Kubiak, who said early in the offseason he’d like to know the five starters up front when training camp opens, has clearly shown he’ll wait a little longer to make those decisions. But the Broncos, despite saying they'd be willing to wait until the week before the season opener to formally make the call on the open starting jobs, really would like to put a bow on it sooner rather than later, so the first three weeks of training camp could very well tell the tale.
"All in" means all in: So much of the offseason conversation around the Broncos has been expended about whether or not quarterback Peyton Manning does, or doesn’t, fit the offense Kubiak wants for the Broncos.
For his part, Manning said he’s "committed" and "all in" for the new playbook. And while they kept plenty of what’s to come under wraps, it’s evident Kubiak has done exactly what former Broncos quarterback Jake Plummer said Kubiak would do. Plummer, who has run an offense with Kubiak as offensive coordinator, predicted shortly after Kubiak was hired that Kubiak would build a scheme to fit Manning and not simply jam Manning into the offense.
"Kubs is smart, maybe the smartest guy I've been around in football.
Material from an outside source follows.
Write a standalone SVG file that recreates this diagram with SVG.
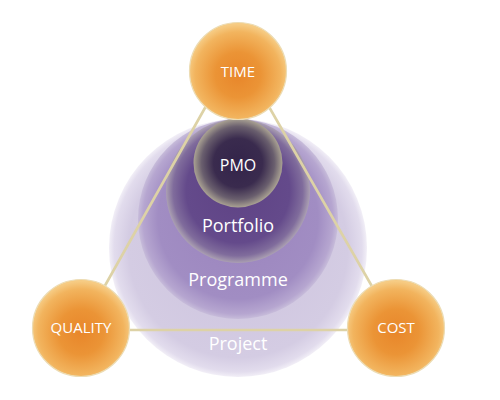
<svg xmlns="http://www.w3.org/2000/svg" width="500" height="400" viewBox="0 0 500 400">
  <defs>
    <radialGradient id="gOrange" cx="50%" cy="54%" r="52%">
      <stop offset="0" stop-color="#e8862a"/>
      <stop offset="0.45" stop-color="#eb9436"/>
      <stop offset="0.85" stop-color="#f2b45e"/>
      <stop offset="1" stop-color="#f6cb83"/>
    </radialGradient>
    <radialGradient id="gProject" cx="50%" cy="50%" r="50%">
      <stop offset="0" stop-color="#cdc3de"/>
      <stop offset="0.85" stop-color="#d4cce3"/>
      <stop offset="0.96" stop-color="#e2dced"/>
      <stop offset="1" stop-color="#f2eff7"/>
    </radialGradient>
    <radialGradient id="gProgramme" cx="50%" cy="50%" r="50%">
      <stop offset="0" stop-color="#9b84bd"/>
      <stop offset="0.8" stop-color="#a18dc3"/>
      <stop offset="0.95" stop-color="#b6a6d0"/>
      <stop offset="1" stop-color="#c7bcda"/>
    </radialGradient>
    <radialGradient id="gPortfolio" cx="50%" cy="50%" r="50%">
      <stop offset="0" stop-color="#5f4385"/>
      <stop offset="0.72" stop-color="#644a8b"/>
      <stop offset="0.9" stop-color="#806c9c"/>
      <stop offset="1" stop-color="#aba0b2"/>
    </radialGradient>
    <radialGradient id="gPMO" cx="50%" cy="50%" r="50%">
      <stop offset="0" stop-color="#33244a"/>
      <stop offset="0.55" stop-color="#3a2b4e"/>
      <stop offset="0.82" stop-color="#6a5f6e"/>
      <stop offset="1" stop-color="#aaa293"/>
    </radialGradient>
    <style>
      .lbl { font-family: "Open Sans", "Noto Sans", "Liberation Sans", sans-serif; fill: #ffffff; text-anchor: middle; }
      .big { font-size: 18px; }
      .small { font-size: 15px; }
      .orange { fill: url(#gOrange); stroke: #ecdcb4; stroke-width: 1.2; }
      .edge { stroke: #ddd2a6; stroke-width: 2.6; fill: none; stroke-linecap: round; }
    </style>
  </defs>

  <g id="project">
    <circle cx="238" cy="248" r="129" fill="url(#gProject)"/>
  </g>
  <g id="programme">
    <circle cx="238" cy="219" r="100" fill="url(#gProgramme)"/>
  </g>
  <g id="portfolio">
    <circle cx="238" cy="191" r="72" fill="url(#gPortfolio)"/>
  </g>
  <g id="pmo">
    <circle cx="238" cy="163" r="44.5" fill="url(#gPMO)"/>
  </g>

  <g id="connectors">
    <line class="edge" x1="237" y1="51" x2="80" y2="330"/>
    <line class="edge" x1="237" y1="51" x2="397" y2="330"/>
    <line class="edge" x1="80" y1="330" x2="397" y2="330"/>
  </g>

  <g id="labels-inner">
    <text class="lbl" x="238" y="170.5" font-size="16">PMO</text>
    <text class="lbl big" x="238" y="231.5">Portfolio</text>
    <text class="lbl big" x="238" y="286">Programme</text>
    <text class="lbl big" x="238" y="350">Project</text>
  </g>

  <g id="time">
    <circle class="orange" cx="238" cy="71" r="48.5"/>
    <text class="lbl small" x="238" y="76.5">TIME</text>
  </g>
  <g id="quality">
    <circle class="orange" cx="81" cy="328" r="48.5"/>
    <text class="lbl small" x="81" y="333.3">QUALITY</text>
  </g>
  <g id="cost">
    <circle class="orange" cx="396" cy="328" r="48.5"/>
    <text class="lbl small" x="396" y="333.3">COST</text>
  </g>
</svg>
He knows what to do and how to do it, there's no way he would look at a guy like Manning and not make it work," is how Plummer has put it.
Some of what the Broncos ran in the offseason workouts had a little-of-this, little-of-that feel about it as they kicked the tires on a lot of things that may, or may not, actually find their way into games. But Manning looked fit, made a variety of throws to all parts of the field and showed he still knows his way around a play-action play when needed.